A scaled operation (year 2+) can generate $8,000–$15,000+ per month, sometimes higher. This typically involves hiring help, taking on larger commercial contracts, establishing a fixed location with strong local reputation, or developing a specialty (such as high-end automotive, architectural film, or commercial buildings). At this level, you’re also earning profit on employees’ work and managing the business rather than doing every job yourself.

Income varies significantly by location, local demand, your pricing, and how many hours you’re willing to work. Rural areas may support smaller income; urban areas with wealth and traffic may support higher income. Your actual results depend on how aggressively you market, how professional your work is, and how efficiently you operate.

Why People Start a Window Tinting Business

Low Barrier to Entry

Compared to most skilled trades, window tinting requires less formal education and lower startup costs than plumbing, electrical work, or HVAC. You can learn the fundamentals through online courses and practice, without apprenticeships or licensing in most jurisdictions. This makes it accessible to people without trade connections or time for lengthy training programs.

Strong Profit Margins

The materials cost for most jobs is modest—film, adhesive, and solutions typically represent 10–25% of what you charge. If you charge $300 for a job that uses $30 in materials, your gross profit on that job alone is $270. Over time, as you speed up and handle multiple jobs per week, these margins compound into solid income.

Flexible Operating Model

You can start part-time from a garage, scale to a physical location, or run a mobile operation. This flexibility lets you test the business with minimal risk, transition from another job gradually, or combine it with other income.

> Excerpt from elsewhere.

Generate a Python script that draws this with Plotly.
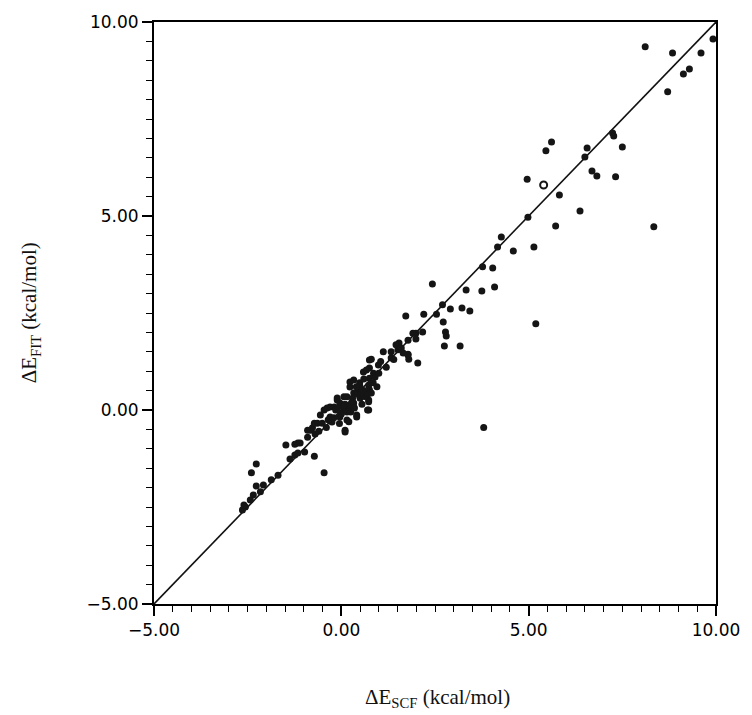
import plotly.graph_objects as go

# Reference line y = x
line_x = [-5, 10]
line_y = [-5, 10]

# Scatter points (ΔE_SCF, ΔE_FIT) in kcal/mol
scf = [
    9.92, 8.11, 8.84, 9.60, 9.29, 9.13, 8.71,
    7.24, 7.27, 7.50, 6.56, 6.50, 5.61, 5.46,
    6.69, 6.82, 7.32, 4.96, 5.82, 6.37, 4.98, 5.72, 8.34,
    4.27, 4.17, 4.59, 5.14, 3.77, 4.04, 2.43, 3.33, 3.75, 4.09,
    2.70, 2.20, 2.54, 2.91, 3.22, 3.43, 5.19, 2.72, 2.17, 2.78, 2.80, 2.75, 3.17, 1.99,
    3.80,
    1.72, 1.99, 1.78, 1.80, 2.04, 1.54, 1.33, 1.12, 0.80, 0.99, 0.75, 0.59, 0.75,
    0.23, 0.49, 0.75, 0.73, 0.73, 0.33, 0.07, -0.11, -0.30, -0.46, 0.07, 0.33, 0.41,
    0.10, -0.64, -0.77, -0.90, -1.16, -1.48, -0.72, -0.46, -0.98, -1.24,
    1.91, 1.78, 1.51, 1.78, 1.46, 1.65, 1.33, 0.75, 0.67, 0.86, 0.73, 0.80, 0.73,
    0.70, 0.33, 0.49, 0.23, 0.41, 0.15, 0.33, -0.04, -0.11, -0.19, 0.41, -0.38,
    -0.30, -0.56, -0.51, -0.72, -0.82, 0.10, -0.25, 0.15, -0.04,
    -1.24, -1.10, -1.16, -1.37, -2.27, -2.40, -1.69, -1.87, -2.08, -2.27,
    -2.16, -2.35, -2.43, -2.56, -2.64, -2.60, -0.90,
    0.20, 0.50, 0.60, 0.00, -0.20, 0.30, 0.50, 0.90, 1.00, 1.20, 0.55, 0.25,
    -0.60, -0.40, -0.15, 0.60, 0.95, 1.05, 1.40, 1.60, 0.40, 0.10, -0.05, 0.20,
    0.45, 0.62, 0.28, 0.05, -0.35, -0.70, 0.85, 0.35, 0.15, -0.10, 0.55, 0.70,
]
fit = [
    9.56, 9.36, 9.20, 9.20, 8.79, 8.66, 8.20,
    7.14, 7.06, 6.78, 6.75, 6.52, 6.91, 6.68,
    6.16, 6.03, 6.01, 5.95, 5.54, 5.13, 4.97, 4.74, 4.72,
    4.46, 4.20, 4.10, 4.20, 3.69, 3.66, 3.25, 3.09, 3.07, 3.17,
    2.71, 2.47, 2.47, 2.60, 2.63, 2.55, 2.22, 2.27, 2.01, 2.01, 1.91, 1.65, 1.65, 1.98,
    -0.45,
    2.42, 1.83, 1.42, 1.31, 1.21, 1.73, 1.50, 1.50, 1.31, 1.16, 1.08, 0.98, 0.82,
    0.72, 0.70, 0.52, 0.26, 0.00, 0.44, 0.34, 0.26, 0.08, 0.00, 0.00, 0.08, -0.18,
    -0.57, -0.34, -0.46, -0.70, -0.85, -0.90, -1.19, -1.62, -1.08, -1.16,
    1.98, 1.80, 1.55, 1.44, 1.68, 1.47, 1.34, 1.29, 1.03, 0.95, 0.64, 0.44, 0.21,
    0.00, 0.77, 0.64, 0.59, 0.44, 0.34, 0.18, 0.18, 0.31, 0.08, -0.13, 0.05,
    -0.18, -0.13, -0.34, -0.34, -0.52, -0.52, -0.31, -0.26, -0.18,
    -0.88, -0.85, -1.11, -1.26, -1.39, -1.62, -1.68, -1.80, -1.93, -1.96,
    -2.11, -2.19, -2.32, -2.50, -2.58, -2.45, -0.52,
    0.10, 0.30, 0.50, -0.10, -0.20, 0.30, 0.55, 0.85, 0.95, 1.10, 0.15, -0.05,
    -0.55, -0.45, 0.00, 0.80, 0.60, 1.25, 1.30, 1.60, 0.60, 0.15, -0.35, -0.30,
    0.40, 0.35, 0.20, 0.10, -0.25, -0.62, 0.70, 0.05, -0.05, 0.05, 0.45, 0.40,
]
# One open-circle point
open_scf = [5.40]
open_fit = [5.80]

fig = go.Figure()
fig.add_trace(go.Scatter(x=line_x, y=line_y, mode="lines",
                         line=dict(color="#111111", width=1.6),
                         hoverinfo="skip", showlegend=False))
fig.add_trace(go.Scatter(x=scf, y=fit, mode="markers",
                         marker=dict(color="#151515", size=7),
                         showlegend=False))
fig.add_trace(go.Scatter(x=open_scf, y=open_fit, mode="markers",
                         marker=dict(color="white", size=7,
                                     line=dict(color="#151515", width=2)),
                         showlegend=False))

fig.update_layout(
    template="simple_white",
    width=752, height=715,
    margin=dict(l=154, r=27, t=22, b=111),
    xaxis=dict(range=[-5, 10], dtick=5, tickformat=".2f",
               ticks="outside", ticklen=10, tickwidth=2, tickcolor="black",
               showline=True, mirror=True, linecolor="black", linewidth=2,
               tickfont=dict(family="DejaVu Sans", size=17, color="black"),
               minor=dict(dtick=0.5, ticks="outside", ticklen=6, tickwidth=1,
                          tickcolor="black")),
    yaxis=dict(range=[-5, 10], dtick=5, tickformat=".2f",
               ticks="outside", ticklen=10, tickwidth=2, tickcolor="black",
               showline=True, mirror=True, linecolor="black", linewidth=2,
               tickfont=dict(family="DejaVu Sans", size=17, color="black"),
               minor=dict(dtick=0.5, ticks="outside", ticklen=6, tickwidth=1,
                          tickcolor="black")),
    annotations=[
        dict(text="\u0394E<sub>SCF</sub> (kcal/mol)", xref="paper", yref="paper",
             x=0.505, y=-0.135, xanchor="center", yanchor="top", showarrow=False,
             font=dict(family="Liberation Serif", size=21, color="#111111")),
        dict(text="\u0394E<sub>FIT</sub> (kcal/mol)", xref="paper", yref="paper",
             x=-0.22, y=0.5, xanchor="center", yanchor="middle", showarrow=False,
             textangle=-90,
             font=dict(family="Liberation Serif", size=21, color="#111111")),
    ],
)

fig.write_html("out.html")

Some operators also use tinting as an entry point into a broader window or glass business.

Consistent Customer Demand

Cars, homes, and commercial buildings need window tinting year-round. There’s no seasonal collapse (though summer may be busier), and you’re serving a practical need—privacy, UV protection, heat reduction, aesthetic improvement—not a luxury. This steadiness makes revenue more predictable than event-based or trend-dependent businesses.

Skill-Based Reputation Building

Quality work generates referrals naturally. When your tinting looks pristine and lasts years, customers recommend you. This means you can build a sustainable business through reputation and word-of-mouth rather than heavy advertising spend, lowering your customer acquisition costs over time.

What You Need to Get Started

  • Startup capital: $5,000–$15,000 for equipment, film stock, tools, and initial marketing
  • Basic tools: squeegees, cutting tools, heat guns, solution bottles, and workspace setup
  • Film inventory: purchasing initial stock from suppliers at wholesale rates
  • Training: online courses or mentorship to develop technical skills (cost: $300–$1,500)
  • Workspace: a garage, shared studio, or mobile setup depending on your model
  • Insurance and licensing: business license, liability insurance, and any local permits (varies by location)
  • Transportation: a reliable vehicle if you’re doing mobile work
  • Basic marketing: website, social media presence, and initial customer outreach

For detailed breakdowns of what each of these costs and which items matter most at the start, see our startup costs page and equipment and tools guide.

Is This Business Right for You?

Window tinting can work well if you’re detail-oriented, willing to learn a technical skill, comfortable with customer interaction, and have modest startup capital. It’s a realistic path to $4,000–$8,000 monthly income within a year, with potential to grow further by hiring or expanding into related services.

But it’s not right for everyone. If you need immediate high income, dislike hands-on work, or lack patience for a learning curve, this business will frustrate you. The first few months are slower and less profitable than later months, and your success depends on execution quality and steady customer flow.